In a permaculture garden peach finds its place whenever a small deciduos tree is suitable - on the south side of the house where it does not interfere with winter solar gain; or in small courtyards with limited space. Best avoided on the Western side of the house, where it breaks winter dormancy all too often before its time and looses fruit to late frosts, peach is best suited for Eastern or even Northern exposure. As each plant needs certain conditions to thrive, peach will too require some friendly company of other plants, soil biota, and, most likely in Western climate, some type of protection from extremes of weather.
A sample peach guild includes plants that aid with soil building (comfrey, hairy vetch, alfalfa, daylily); plants that encourage beneficial insects (blossoming chives, fennel, yarrow, ornamental thistles, blue mist spirea); plants that offer some protection for the young tree (can be fast growing annuals such as sunflower, fennel, hollyhock, or perennial asparagus). Plant guilds are combinations of plants (and animals!) that are mutually beneficial and supportive for optimal health of the whole - and with each and every plant we strive to invite song birds, beneficial insects, native pollinators, earth worms, garden snakes and numerous other creatures to the ecosystem of the garden.

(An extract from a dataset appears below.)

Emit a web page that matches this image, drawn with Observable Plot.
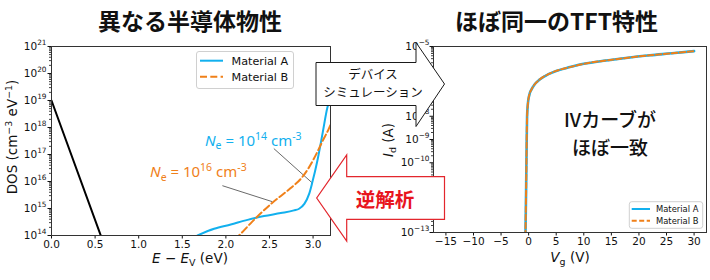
<!DOCTYPE html>
<html>
<head>
<meta charset="utf-8">
<script src="https://cdn.jsdelivr.net/npm/d3@7"></script>
<script src="https://cdn.jsdelivr.net/npm/@observablehq/plot@0.6"></script>
<style>
  html, body { margin: 0; padding: 0; background: #fff; }
  #fig { position: relative; width: 710px; height: 280px; overflow: hidden; }
  .panel { position: absolute; top: 0; }
  #overlay { position: absolute; left: 0; top: 0; }
</style>
</head>
<body>
<div id="fig">
  <div class="panel" id="left" style="left:0px"></div>
  <div class="panel" id="right" style="left:380px"></div>
</div>
<script>
// ---- Series ----
const seriesNames = ["Material A", "Material B"];
const seriesColors = ["#12b0ee", "#f08019"];

// Density of states (cm^-3 eV^-1) against E - E_V (eV)
const valenceE = [0, 0.565];
const valenceDos = [1e19, 1e14];
const matAE = [1.674, 1.865, 2.056, 2.248, 2.438, 2.63, 2.78, 2.84, 2.90, 2.955, 2.99, 3.05, 3.11, 3.165, 3.2];
const matADos = [1e14, 1.78e14, 2.57e14, 3.8e14, 5.25e14, 6.76e14, 8.5e14, 9.8e14, 1.48e15, 3.47e15, 8.9e15, 6.0e16, 6.3e17, 5.6e18, 1.26e19];
const matBE = [2.10, 2.15, 2.30, 2.53, 2.74, 2.86, 2.95, 3.05, 3.11, 3.18, 3.20];
const matBDos = [7.1e13, 1e14, 3.2e14, 1.6e15, 5.6e15, 1.26e16, 3.2e16, 1.26e17, 3.2e17, 8.9e17, 1.26e18];

// Transfer curve Id (A) against Vg (V); both materials give the same curve
const ivVg = [-0.6, -0.45, -0.35, -0.28, -0.15, 0.1, 0.5, 1, 2, 3.5, 5, 7.5, 10, 14, 18, 22, 26, 30];
const ivIdA = [3.2e-14, 1e-11, 1e-9, 1e-8, 3.2e-8, 7.9e-8, 1.4e-7, 2.2e-7, 3.8e-7, 6.3e-7, 8.9e-7, 1.3e-6, 1.8e-6, 2.5e-6, 3.3e-6, 4.2e-6, 5.1e-6, 6.3e-6];
const ivIdB = [3.2e-14, 1e-11, 1e-9, 1e-8, 3.2e-8, 7.9e-8, 1.4e-7, 2.2e-7, 3.8e-7, 6.3e-7, 8.9e-7, 1.3e-6, 1.8e-6, 2.5e-6, 3.3e-6, 4.2e-6, 5.1e-6, 6.3e-6];

// Annotation callouts on the DOS panel: label anchor and pointer ends
const calloutColor = ["#12b0ee", "#f08019"];
const calloutExp = ["14", "16"];
const calloutLabelE = [2.32, 1.69];
const calloutLabelDos = [3.3e17, 2.2e16];
const pointerE1 = [2.55, 1.96];
const pointerDos1 = [1.66e17, 7e15];
const pointerE2 = [2.99, 2.53];
const pointerDos2 = [8.9e15, 1.8e15];

// ---- Ticks ----
const dosXTicks = [0, 0.5, 1, 1.5, 2, 2.5, 3];
const dosXLabels = ["0.0", "0.5", "1.0", "1.5", "2.0", "2.5", "3.0"];
const dosYTicks = [1e14, 1e15, 1e16, 1e17, 1e18, 1e19, 1e20, 1e21];
const dosYExp = ["14", "15", "16", "17", "18", "19", "20", "21"];
const ivXTicks = [-15, -10, -5, 0, 5, 10, 15, 20, 25, 30];
const ivXLabels = ["−15", "−10", "−5", "0", "5", "10", "15", "20", "25", "30"];
const ivYTicks = [1e-13, 1e-12, 1e-11, 1e-10, 1e-9, 1e-8, 1e-7, 1e-6, 1e-5];
// decades sitting under the two arrows carry no label
const ivYExp = ["−13", "", "", "−10", "−9", "−8", "", "", "−5"];

const TICK_FONT = "DejaVu Sans, sans-serif";
const JP_FONT = "Noto Sans CJK JP, sans-serif";
const INK = "#111";

// minor log ticks (2..9 × 10^n) within a domain
function minorTicks(lo, hi) {
  return d3.scaleLog().domain([lo, hi]).ticks()
    .filter(t => Math.abs(Math.log10(t) - Math.round(Math.log10(t))) > 1e-6);
}
const lookup = (ticks, labels) => d => labels[ticks.findIndex(t => Math.abs(t - d) <= Math.abs(d) * 1e-9)] ?? "";

// text with italic / sub / superscript runs
function rich(parent, x, y, parts, fs, opts = {}) {
  const t = parent.append("text")
    .attr("x", x).attr("y", y)
    .attr("font-size", fs)
    .attr("text-anchor", opts.anchor || "middle")
    .attr("font-family", opts.font || TICK_FONT)
    .attr("fill", opts.fill || INK);
  if (opts.transform) t.attr("transform", opts.transform);
  let shift = 0;
  for (const p of parts) {
    const s = t.append("tspan").text(p.t);
    const target = p.sup ? -(opts.supRise || 0.4) * fs : p.sub ? 0.25 * fs : 0;
    s.attr("dy", target - shift);
    shift = target;
    if (p.sup || p.sub) s.attr("font-size", fs * 0.7);
    if (p.it) s.attr("font-style", "italic");
  }
  return t;
}

// power-of-ten labels for a log axis
function decadeLabels(svg, plot, ticks, exps, xRight) {
  const sy = plot.scale("y");
  ticks.forEach((t, i) => {
    if (!exps[i]) return;
    rich(svg, xRight, sy.apply(t) + 3.8, [{t: "10"}, {t: exps[i], sup: true}], 10.5, {anchor: "end", supRise: 0.5});
  });
}

function legend(svg, box, rowY, lineX, textX, fs, widths, dashes) {
  const g = svg.append("g");
  g.append("rect")
    .attr("x", box[0]).attr("y", box[1]).attr("width", box[2]).attr("height", box[3])
    .attr("rx", 2.5).attr("fill", "#fff").attr("fill-opacity", 0.85)
    .attr("stroke", "#d0d0d0").attr("stroke-width", 1);
  seriesNames.forEach((name, i) => {
    g.append("line")
      .attr("x1", lineX[0]).attr("x2", lineX[1]).attr("y1", rowY[i]).attr("y2", rowY[i])
      .attr("stroke", seriesColors[i]).attr("stroke-width", widths[i])
      .attr("stroke-dasharray", dashes[i]);
    g.append("text")
      .attr("x", textX).attr("y", rowY[i]).attr("dy", "0.35em")
      .attr("text-anchor", "start")
      .attr("font-size", fs).attr("font-family", TICK_FONT).attr("fill", INK)
      .text(name);
  });
}

// ---------------- Left panel: DOS ----------------
const dosA = matAE.map((e, i) => ({e, dos: matADos[i]}));
const dosB = matBE.map((e, i) => ({e, dos: matBDos[i]}));
const dosV = valenceE.map((e, i) => ({e, dos: valenceDos[i]}));
const pointers = pointerE1.map((e, i) => ({x1: e, y1: pointerDos1[i], x2: pointerE2[i], y2: pointerDos2[i]}));

const left = Plot.plot({
  width: 340, height: 280,
  marginLeft: 51, marginRight: 10, marginTop: 46, marginBottom: 45,
  style: {fontFamily: TICK_FONT, fontSize: "10.5px", color: INK, background: "transparent", overflow: "visible"},
  x: {domain: [0, 3.2]},
  y: {type: "log", domain: [1e14, 1e21]},
  marks: [
    Plot.axisY(minorTicks(1e14, 1e21), {tickSize: 2, tickFormat: () => "", label: null, strokeWidth: 0.8}),
    Plot.axisY(dosYTicks, {tickSize: 3.5, tickFormat: () => "", label: null}),
    Plot.axisX(dosXTicks, {tickSize: 3.5, tickPadding: 2, tickFormat: lookup(dosXTicks, dosXLabels), label: null}),
    Plot.line(dosV, {x: "e", y: "dos", stroke: "#000", strokeWidth: 2, clip: true}),
    Plot.link(pointers, {x1: "x1", y1: "y1", x2: "x2", y2: "y2", stroke: "#6a6a6a", strokeWidth: 1}),
    Plot.line(dosA, {x: "e", y: "dos", stroke: seriesColors[0], strokeWidth: 2, curve: "monotone-x", clip: true}),
    Plot.line(dosB, {x: "e", y: "dos", stroke: seriesColors[1], strokeWidth: 2, strokeDasharray: "7,3.3", curve: "monotone-x", clip: true}),
    Plot.frame({stroke: "#333", strokeWidth: 1})
  ]
});
document.getElementById("left").appendChild(left);
{
  const svg = d3.select(left);
  const sx = left.scale("x"), sy = left.scale("y");
  decadeLabels(svg, left, dosYTicks, dosYExp, 46.5);
  rich(svg, 0, 0, [{t: "DOS (cm"}, {t: "−3", sup: true}, {t: " eV"}, {t: "−1", sup: true}, {t: ")"}], 13.5,
       {transform: "translate(17,137) rotate(-90)"});
  rich(svg, 190, 263, [{t: "E", it: true}, {t: " − "}, {t: "E", it: true}, {t: "V", sub: true}, {t: " (eV)"}], 13.5);
  legend(svg, [196.5, 51.5, 97, 37], [60.7, 76.7], [200, 223], 231.5, 11.2, [2, 2], [null, "7,3.3"]);
  calloutExp.forEach((ex, i) => {
    rich(svg, sx.apply(calloutLabelE[i]), sy.apply(calloutLabelDos[i]) + 5.5,
      [{t: "N", it: true}, {t: "e", sub: true}, {t: " = 10"}, {t: ex, sup: true}, {t: " cm"}, {t: "-3", sup: true}],
      15, {fill: calloutColor[i], font: "Noto Sans, sans-serif"});
  });
}

// ---------------- Right panel: transfer curve ----------------
const ivA = ivVg.map((v, i) => ({v, id: ivIdA[i]}));
const ivB = ivVg.map((v, i) => ({v, id: ivIdB[i]}));

const right = Plot.plot({
  width: 330, height: 280,
  marginLeft: 53, marginRight: 4, marginTop: 46, marginBottom: 48,
  style: {fontFamily: TICK_FONT, fontSize: "10.5px", color: INK, background: "transparent", overflow: "visible"},
  x: {domain: [-17.25, 32.25]},
  y: {type: "log", domain: [1e-13, 1e-5]},
  marks: [
    Plot.axisY(minorTicks(1e-13, 1e-5), {tickSize: 2, tickFormat: () => "", label: null, strokeWidth: 0.8}),
    Plot.axisY(ivYTicks, {tickSize: 3.5, tickFormat: () => "", label: null}),
    Plot.axisX(ivXTicks, {tickSize: 3.5, tickPadding: 2, tickFormat: lookup(ivXTicks, ivXLabels), label: null}),
    Plot.line(ivA, {x: "v", y: "id", stroke: seriesColors[0], strokeWidth: 2.6, curve: "monotone-x", clip: true}),
    Plot.line(ivB, {x: "v", y: "id", stroke: seriesColors[1], strokeWidth: 2, strokeDasharray: "5.5,2.5", curve: "monotone-x", clip: true}),
    Plot.frame({stroke: "#333", strokeWidth: 1})
  ]
});
document.getElementById("right").appendChild(right);
{
  const svg = d3.select(right);
  decadeLabels(svg, right, ivYTicks, ivYExp, 49.5);
  rich(svg, 0, 0, [{t: "I", it: true}, {t: "d", sub: true}, {t: " (A)"}], 13.5,
       {transform: "translate(12.5,140) rotate(-90)"});
  rich(svg, 190, 262, [{t: "V", it: true}, {t: "g", sub: true}, {t: " (V)"}], 13.5);
  legend(svg, [249.3, 201.7, 73.4, 26.6], [209, 220.7], [251.7, 270], 276, 8.4, [2, 2], [null, "5,2.5"]);
}

// ---------------- Titles, arrows and notes ----------------
const ov = d3.select("#fig").append("svg").attr("id", "overlay").attr("width", 710).attr("height", 280);
ov.append("text").attr("x", 190).attr("y", 30).attr("text-anchor", "middle")
  .attr("font-family", JP_FONT).attr("font-weight", 700).attr("font-size", 23).attr("fill", INK)
  .text("異なる半導体物性");
ov.append("text").attr("x", 556.5).attr("y", 30).attr("text-anchor", "middle")
  .attr("font-family", JP_FONT).attr("font-weight", 700).attr("font-size", 23).attr("fill", INK)
  .text("ほぼ同一のTFT特性");

// forward: simulation arrow
ov.append("path")
  .attr("d", "M316,62.5H416V42.5L444.5,84L416,126.5V105.5H316Z")
  .attr("fill", "#fff").attr("stroke", "#1a1a1a").attr("stroke-width", 1);
ov.append("text").attr("x", 373).attr("y", 78.5).attr("text-anchor", "middle")
  .attr("font-family", JP_FONT).attr("font-size", 12.5).attr("fill", INK).text("デバイス");
ov.append("text").attr("x", 373).attr("y", 97).attr("text-anchor", "middle")
  .attr("font-family", JP_FONT).attr("font-size", 12.5).attr("fill", INK).text("シミュレーション");

// backward: inverse analysis arrow
ov.append("path")
  .attr("d", "M444.5,176.7V219.3H346.7V241L316.7,198L346.7,155V176.7Z")
  .attr("fill", "#fff").attr("stroke", "#e3262d").attr("stroke-width", 1.2);
ov.append("text").attr("x", 385).attr("y", 207).attr("text-anchor", "middle")
  .attr("font-family", JP_FONT).attr("font-weight", 700).attr("font-size", 19.5).attr("fill", "#e8151d").text("逆解析");

ov.append("text").attr("x", 610).attr("y", 127).attr("text-anchor", "middle")
  .attr("font-family", JP_FONT).attr("font-weight", 500).attr("font-size", 19).attr("fill", INK).text("IVカーブが");
ov.append("text").attr("x", 610).attr("y", 155).attr("text-anchor", "middle")
  .attr("font-family", JP_FONT).attr("font-weight", 500).attr("font-size", 19).attr("fill", INK).text("ほぼ一致");
</script>
</body>
</html>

|Here we see a peach tree amidst grape vines and rambling rose bush. Unseen are comfrey, asparagus and various pollinator plantings|
Harvest that comes from a peach tree guild includes herbal flowers such as red strawberry clover and alfalfa blossom - both are also good for making mineral-rich herbal teas, and can be harvested throughout season.

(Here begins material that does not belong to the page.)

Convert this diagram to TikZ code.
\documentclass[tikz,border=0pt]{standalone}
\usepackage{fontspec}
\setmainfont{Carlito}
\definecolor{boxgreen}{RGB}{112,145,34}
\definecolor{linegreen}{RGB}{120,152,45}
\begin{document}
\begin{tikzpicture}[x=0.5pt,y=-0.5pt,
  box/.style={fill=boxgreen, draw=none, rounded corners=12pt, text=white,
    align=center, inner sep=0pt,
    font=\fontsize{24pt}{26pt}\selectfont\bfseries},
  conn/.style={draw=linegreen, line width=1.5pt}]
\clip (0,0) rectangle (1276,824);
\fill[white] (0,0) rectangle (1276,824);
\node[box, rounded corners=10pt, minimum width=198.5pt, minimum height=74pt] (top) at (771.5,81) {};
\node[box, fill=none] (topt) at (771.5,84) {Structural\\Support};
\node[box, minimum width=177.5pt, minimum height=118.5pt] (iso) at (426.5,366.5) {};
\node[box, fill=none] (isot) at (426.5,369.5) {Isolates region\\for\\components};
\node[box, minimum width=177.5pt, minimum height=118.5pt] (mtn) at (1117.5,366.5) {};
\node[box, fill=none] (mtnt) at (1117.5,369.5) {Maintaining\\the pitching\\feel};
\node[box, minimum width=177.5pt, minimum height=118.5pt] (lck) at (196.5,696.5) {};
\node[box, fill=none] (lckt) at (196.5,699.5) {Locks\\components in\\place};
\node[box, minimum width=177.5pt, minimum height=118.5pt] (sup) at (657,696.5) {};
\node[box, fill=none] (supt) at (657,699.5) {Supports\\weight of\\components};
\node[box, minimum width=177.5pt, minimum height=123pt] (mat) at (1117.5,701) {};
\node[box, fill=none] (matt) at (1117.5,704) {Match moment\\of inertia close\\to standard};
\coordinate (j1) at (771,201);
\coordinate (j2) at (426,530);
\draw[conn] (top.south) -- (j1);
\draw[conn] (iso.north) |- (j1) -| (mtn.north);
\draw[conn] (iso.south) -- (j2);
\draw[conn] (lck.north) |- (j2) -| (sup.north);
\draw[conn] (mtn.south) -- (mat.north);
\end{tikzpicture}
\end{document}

|Red Strawberry Clover blossom, harvested for tea|
Perennial flowers such as feverfew, yarrow, Queen Ann’s Lace, angelica or valerian with their tiny blossoms attract many beneficial insects, which help keeping pests away. Add a plant that helps to open the soil – mullein, carrots, daikon radish are all good with their long tap roots. Comfrey is a choice plant for a handsome groundcover and it makes mineral rich mulch. Catmint and May Night Salvia add late spring color & nectar, as does Clary Sage.

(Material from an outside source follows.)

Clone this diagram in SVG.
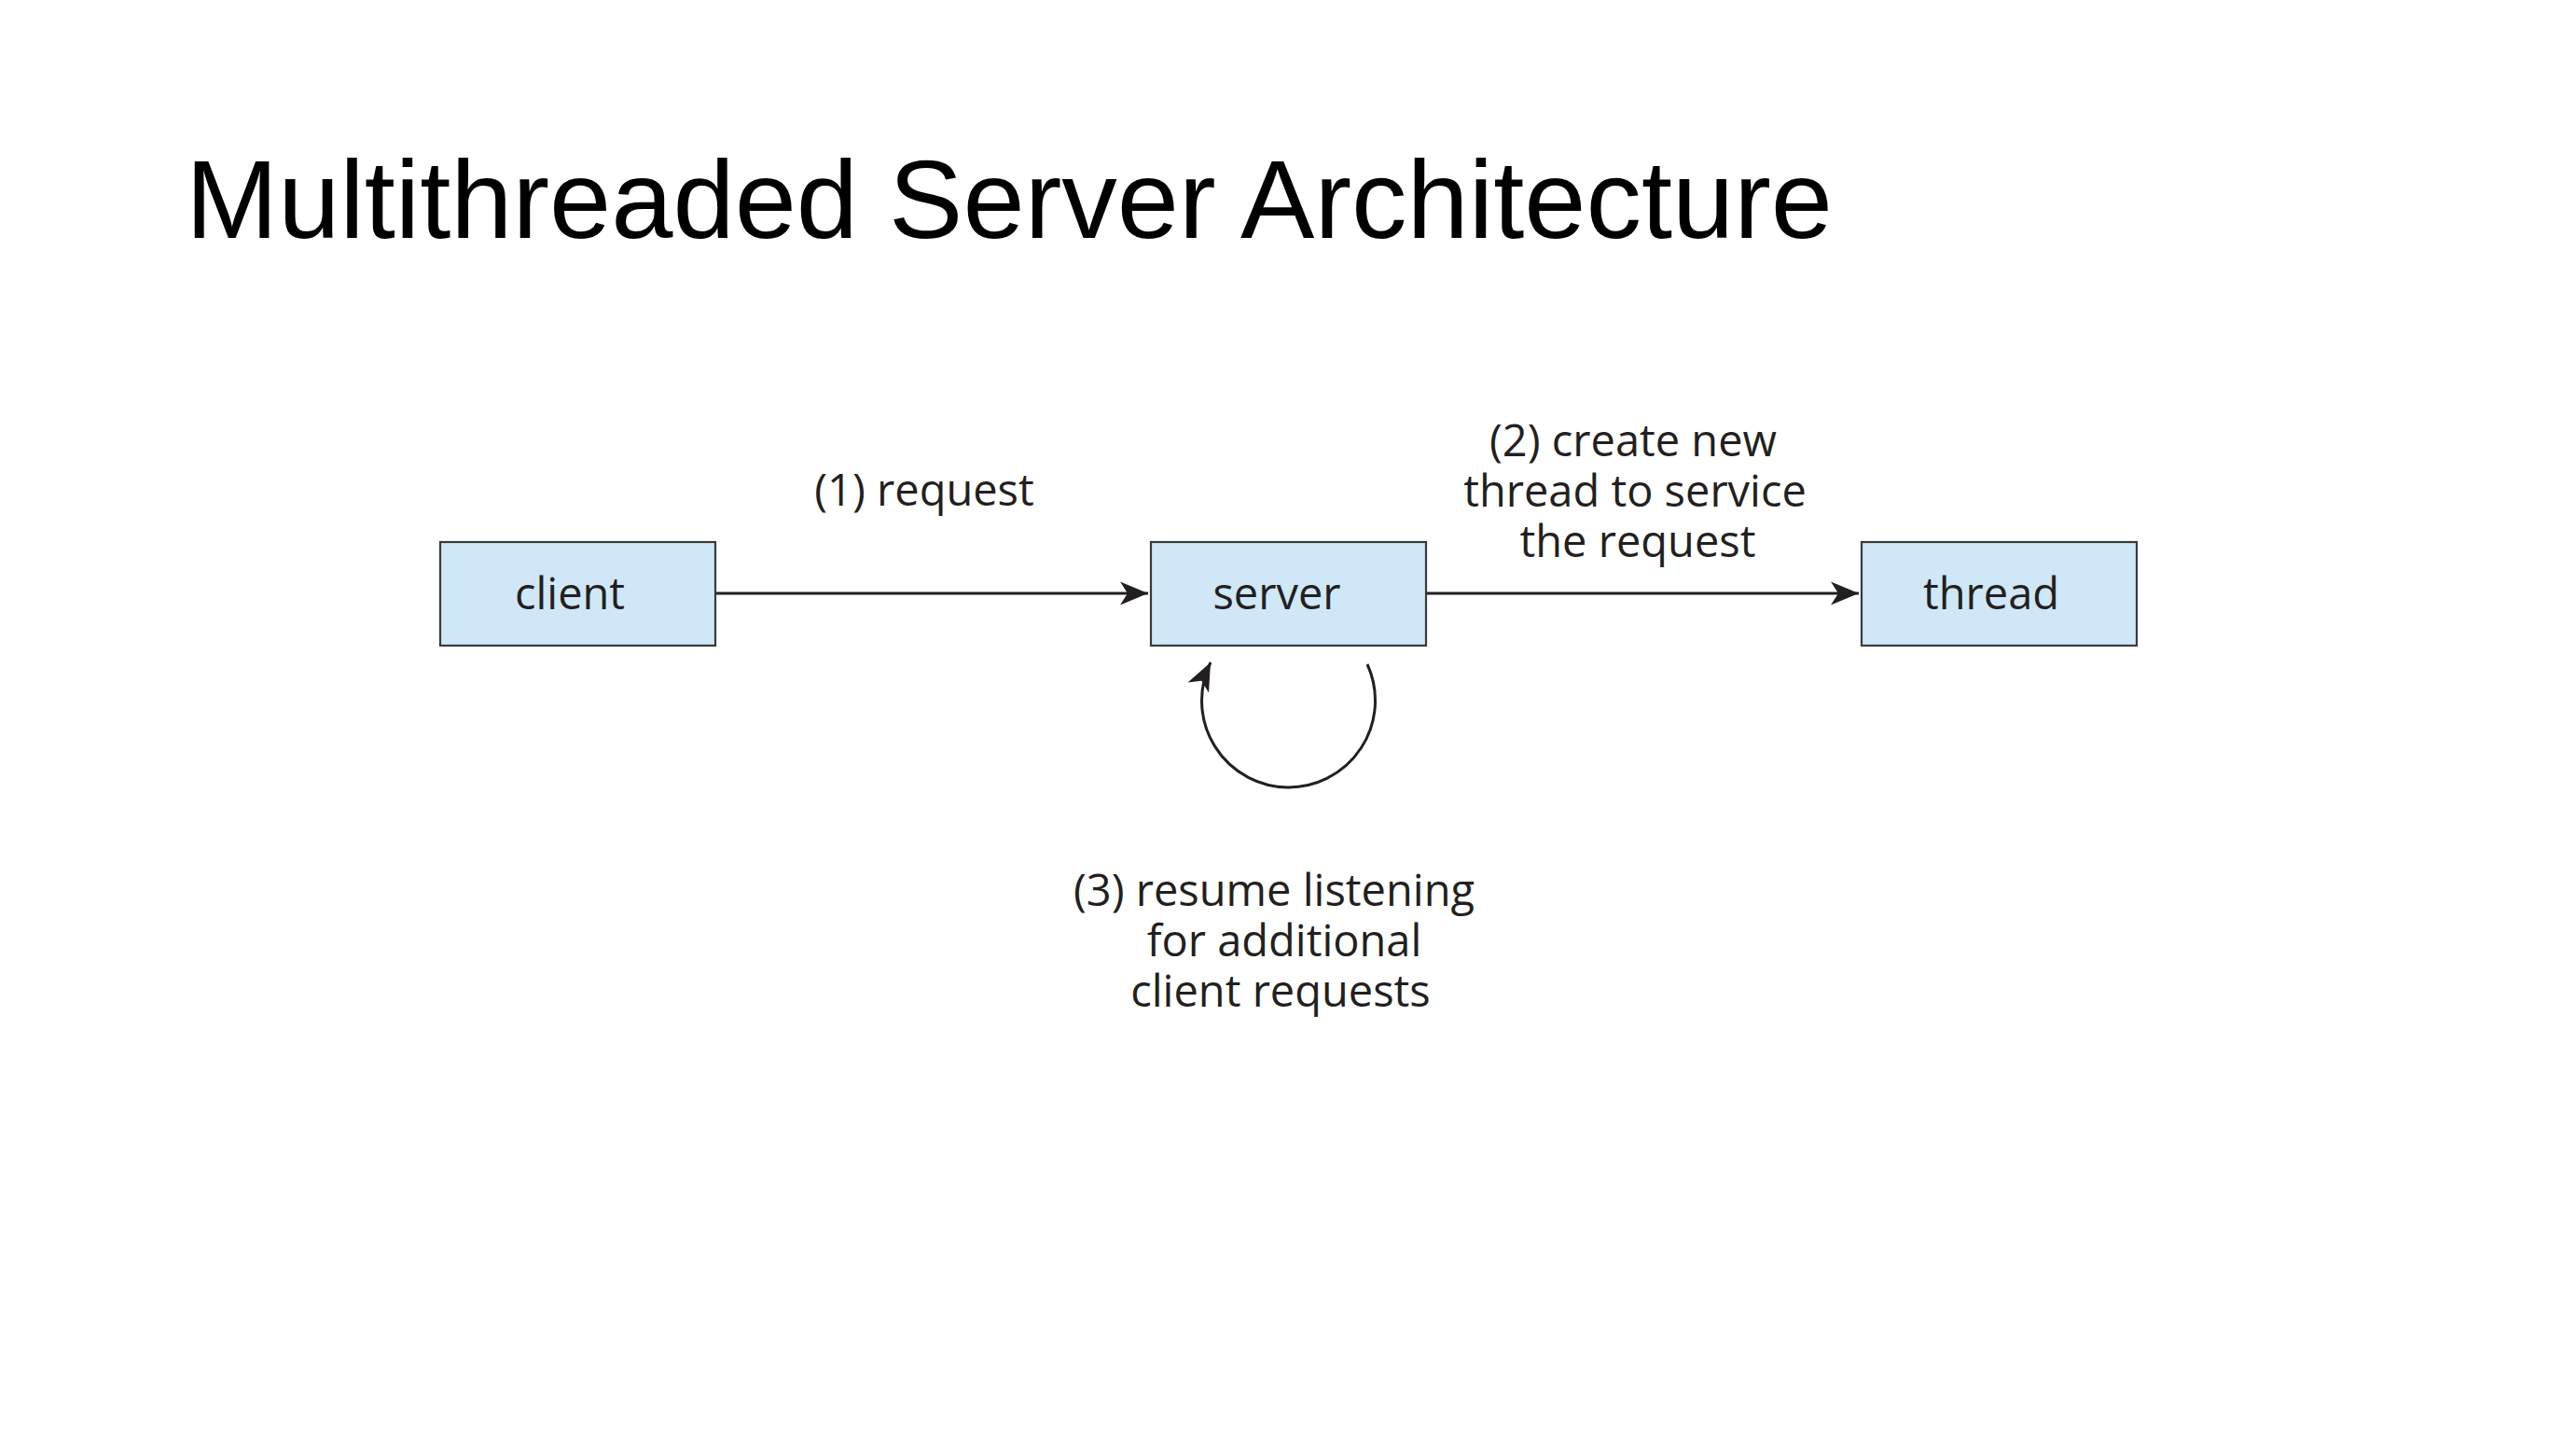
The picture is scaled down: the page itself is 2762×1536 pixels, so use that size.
<svg xmlns="http://www.w3.org/2000/svg" width="2762" height="1536" viewBox="0 0 2762 1536">
<style>
.node rect{fill:#cfe7f7;stroke:#3a3a3a;stroke-width:2.2}
.lbl{font-family:"Open Sans","Noto Sans",sans-serif;font-size:47px;fill:#231f20;text-anchor:middle}
.conn{fill:none;stroke:#231f20;stroke-width:3}
.title{font-family:"Liberation Sans",Arial,sans-serif;font-size:119px;fill:#000}
</style>
<defs>
<marker id="arr" viewBox="-32 -14 34 28" refX="0" refY="0" markerWidth="34" markerHeight="28" markerUnits="userSpaceOnUse" orient="auto">
<path d="M0,0 L-30,-12.5 L-22,0 L-30,12.5 Z" fill="#231f20"/>
</marker>
</defs>
<rect width="2762" height="1536" fill="#fff"/>
<text class="title" x="199" y="255">Multithreaded Server Architecture</text>
<g id="connectors">
<path class="conn" d="M767,636 L1231,636" marker-end="url(#arr)"/>
<path class="conn" d="M1529,636 L1993,636" marker-end="url(#arr)"/>
<path class="conn" d="M1466,712 A93,93 0 1 1 1298,710" marker-end="url(#arr)"/>
</g>
<g id="client" class="node">
<rect x="472" y="581" width="295" height="111"/>
<text class="lbl" x="611" y="653">client</text>
</g>
<g id="server" class="node">
<rect x="1234" y="581" width="295" height="111"/>
<text class="lbl" x="1369" y="653">server</text>
</g>
<g id="thread" class="node">
<rect x="1996" y="581" width="295" height="111"/>
<text class="lbl" x="2135" y="653">thread</text>
</g>
<g id="labels">
<text class="lbl" x="991" y="542">(1) request</text>
<text class="lbl" x="1751" y="489">(2) create new</text>
<text class="lbl" x="1753" y="543">thread to service</text>
<text class="lbl" x="1756" y="597">the request</text>
<text class="lbl" x="1366" y="971">(3) resume listening</text>
<text class="lbl" x="1377" y="1025">for additional</text>
<text class="lbl" x="1373" y="1079">client requests</text>
</g>
</svg>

|Clary Sage (background) is beautiful and easy going in Western gardens|
Throw in other plants such as daylily (edible flowers and young shoots), broccoli and kale, chives, peas or beans – just pack it full! You will have to water your peach tree - so water its guild as well and get more bounty & health as a return. Some things will thrive, others will fade away – the guild will get into its own balance, and evolve. Bees and bumble bees come to harvest nectar from sage plants, worms dine on the rich soil created by the diverse root systems. Come July, you taste your first fruit and hopefully determine that more peaches must be planted to allow for this celebration of flavor to go on. I find that three mature trees provide two people with enough fruit for making peach compote, peach jam, brandied peaches, peach chutney and for eating fresh.
Ripe fragrant yellow-flesh peaches from the tree, unwashed and sliced, skins on - that is your main ingredient. Take the pits out. (If you place them in compost they will make a little forest of peach trees. This is a good way to save some money and have more peaches around). Mix peaches with chopped ginger and minced garlic in a stainless steel pot and place over medium heat. Add raisins to taste.
Add vinegar and sugar, we only use Sucanat in canning anymore as the least harmful of all sugar. Lower the fire and cook slowly for 1-2 hours or until it thickens. The mixture will begin to caramelize and will darken considerably. Of course, one must stir it frequently to prevent scorching. Follow your cook book direction on hot packing. When ready, ladle hot chutney in clean jars and insert one smoked dry Chipotle chile pod in the center of each jar. Tighten the lids, seal as per your cookbook instructions and place jars in a dark place, cover with several towels to allow for gradual cooling. Store in a dark cool place. Serve with stir fry, red meats, rice dishes. This is good in the winter months to prevent colds and immune weakening (all that garlic-ginger-cayenne mix will just punch you back into good health).
Quantities: I go by taste and by a book. For 12 quarts of peaches, use one quart of chopped garlic, one quart + of chopped ginger, about one quart of raisins. Sugar by taste (cook books call for extra-ordinary amounts!). Vinegar by cook book recommendation (about three cups for 12 quarts of peaches).